TASK BRIEF:
Exactly retype the lines from the top of the data through the line containing "(690,557) rectangle (1172,806);", leaving out every picture.

>> begin

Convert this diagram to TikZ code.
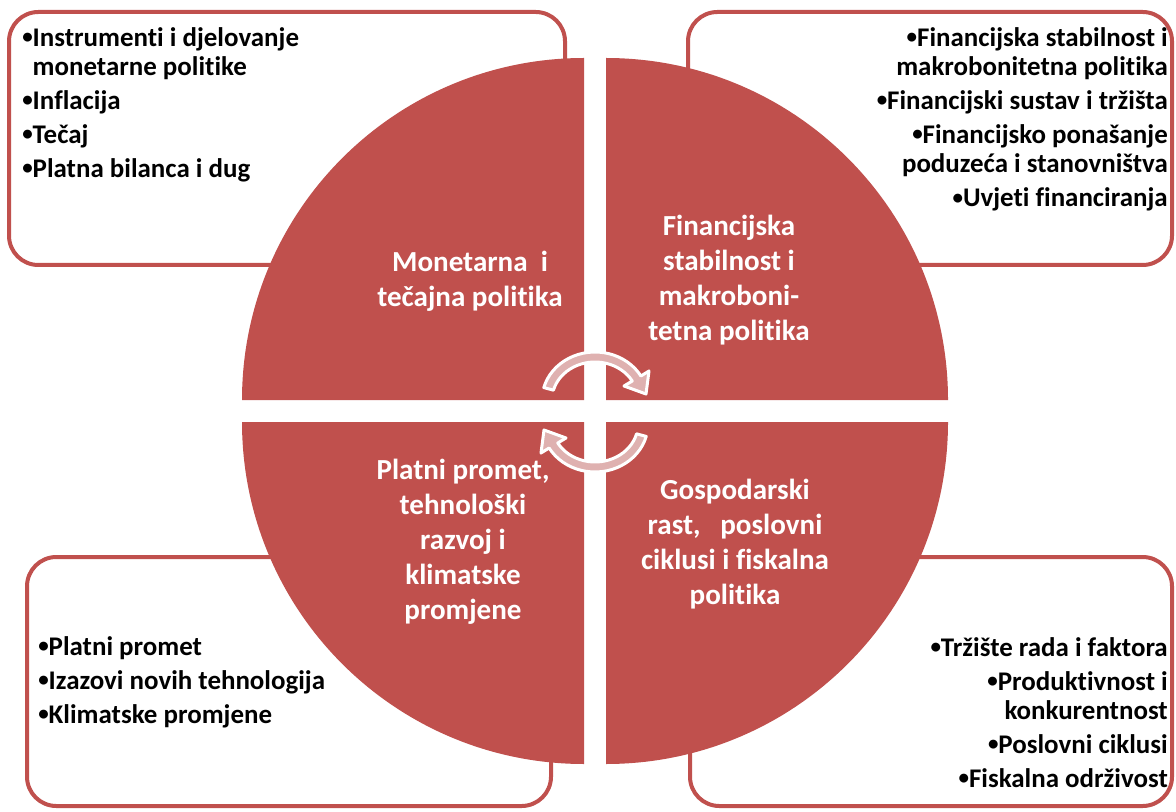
\documentclass[tikz,border=0pt]{standalone}
\usepackage{graphicx}
\usepackage{fontspec}
\setmainfont{Carlito}[Ligatures=NoCommon]
\definecolor{cbred}{RGB}{192,80,77}
\definecolor{cbpink}{RGB}{223,177,176}
\newcommand{\bul}{\raisebox{0.1em}{\scalebox{0.78}{•}}}

\begin{document}
\begin{tikzpicture}[x=0.75pt,y=-0.75pt,
        box/.style={draw=cbred,line width=3pt,fill=white,rounded corners=22pt},
        quad/.style={fill=cbred},
        title/.style={text=white,font=\bfseries\fontsize{21.8}{26.25}\selectfont,align=center,inner sep=0pt},
        item/.style={font=\bfseries\fontsize{20.2}{22}\selectfont,inner sep=0pt},
        turn/.style={fill=cbpink,draw=white,line width=2.25pt,line join=round}]
        \useasboundingbox (0,0) rectangle (1176,812);

        % corner boxes
        \draw[box] (9,12) rectangle (565,265);
        \draw[box] (688,12) rectangle (1172,265);
        \draw[box] (27,557) rectangle (551,806);
        \draw[box] (690,557) rectangle (1172,806);

        % the four quarters
        \fill[quad] (584,400) -- (242,400) arc[start angle=180,end angle=90,radius=256.5pt] -- cycle;
        \fill[quad] (606,400) -- (606,58) arc[start angle=90,end angle=0,radius=256.5pt] -- cycle;
        \fill[quad] (584,422) -- (584,764) arc[start angle=270,end angle=180,radius=256.5pt] -- cycle;
        \fill[quad] (606,422) -- (948,422) arc[start angle=0,end angle=-90,radius=256.5pt] -- cycle;

        % round arrows
        \path[turn] plot[domain=195:330,samples=25] ({595+53*cos(\x)},{400+48*sin(\x)})
            -- (649,371) -- (646,394) -- (624,386)
            -- plot[domain=330:195,samples=25] ({595+43*cos(\x)},{400+38*sin(\x)}) -- cycle;
        \path[turn,rotate around={180:(595,412)}] plot[domain=195:330,samples=25] ({595+53*cos(\x)},{400+48*sin(\x)})
            -- (649,371) -- (646,394) -- (624,386)
            -- plot[domain=330:195,samples=25] ({595+43*cos(\x)},{400+38*sin(\x)}) -- cycle;

        \node[title] (mon) at (470,281) {Monetarna\ \ i\\tečajna politika};
        \node[title] (fin) at (729,280) {Financijska\\stabilnost i\\makroboni-\\tetna politika};
        \node[title] (pla) at (463,542) {Platni promet,\\tehnološki\\razvoj i\\klimatske\\promjene};
        \node[title] (gos) at (735,544) {Gospodarski\\rast,\ \ \ poslovni\\ciklusi i fiskalna\\politika};

        \node[item,anchor=north west,align=left] (monl) at (22,27) {\bul Instrumenti i djelovanje\\\phantom{\bul}monetarne politike\\[3.5pt]\bul Inflacija\\[3.5pt]\bul Tečaj\\[3.5pt]\bul Platna bilanca i dug};
        \node[item,anchor=north east,align=right] (finl) at (1168,27) {\bul Financijska stabilnost i\\makrobonitetna politika\\[3.5pt]\bul Financijski sustav i tržišta\\[3.5pt]\bul Financijsko ponašanje\\poduzeća i stanovništva\\[3.5pt]\bul Uvjeti financiranja};
        \node[item,anchor=north west,align=left] (plal) at (38,636) {\bul Platni promet\\[3.5pt]\bul Izazovi novih tehnologija\\[3.5pt]\bul Klimatske promjene};
        \node[item,anchor=north east,align=right] (gosl) at (1168,637) {\bul Tržište rada i faktora\\[3.5pt]\bul Produktivnost i\\konkurentnost\\[3.5pt]\bul Poslovni ciklusi\\[3.5pt]\bul Fiskalna održivost};
    \end{tikzpicture}
\end{document}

>> end

TASK RESPONSE:
Convert this diagram to TikZ code.
\documentclass[tikz,border=0pt]{standalone}
\usepackage{graphicx}
\usepackage{fontspec}
\setmainfont{Carlito}[Ligatures=NoCommon]
\definecolor{cbred}{RGB}{192,80,77}
\definecolor{cbpink}{RGB}{223,177,176}
\newcommand{\bul}{\raisebox{0.1em}{\scalebox{0.78}{•}}}

\begin{document}
\begin{tikzpicture}[x=0.75pt,y=-0.75pt,
        box/.style={draw=cbred,line width=3pt,fill=white,rounded corners=22pt},
        quad/.style={fill=cbred},
        title/.style={text=white,font=\bfseries\fontsize{21.8}{26.25}\selectfont,align=center,inner sep=0pt},
        item/.style={font=\bfseries\fontsize{20.2}{22}\selectfont,inner sep=0pt},
        turn/.style={fill=cbpink,draw=white,line width=2.25pt,line join=round}]
        \useasboundingbox (0,0) rectangle (1176,812);

        % corner boxes
        \draw[box] (9,12) rectangle (565,265);
        \draw[box] (688,12) rectangle (1172,265);
        \draw[box] (27,557) rectangle (551,806);
        \draw[box] (690,557) rectangle (1172,806);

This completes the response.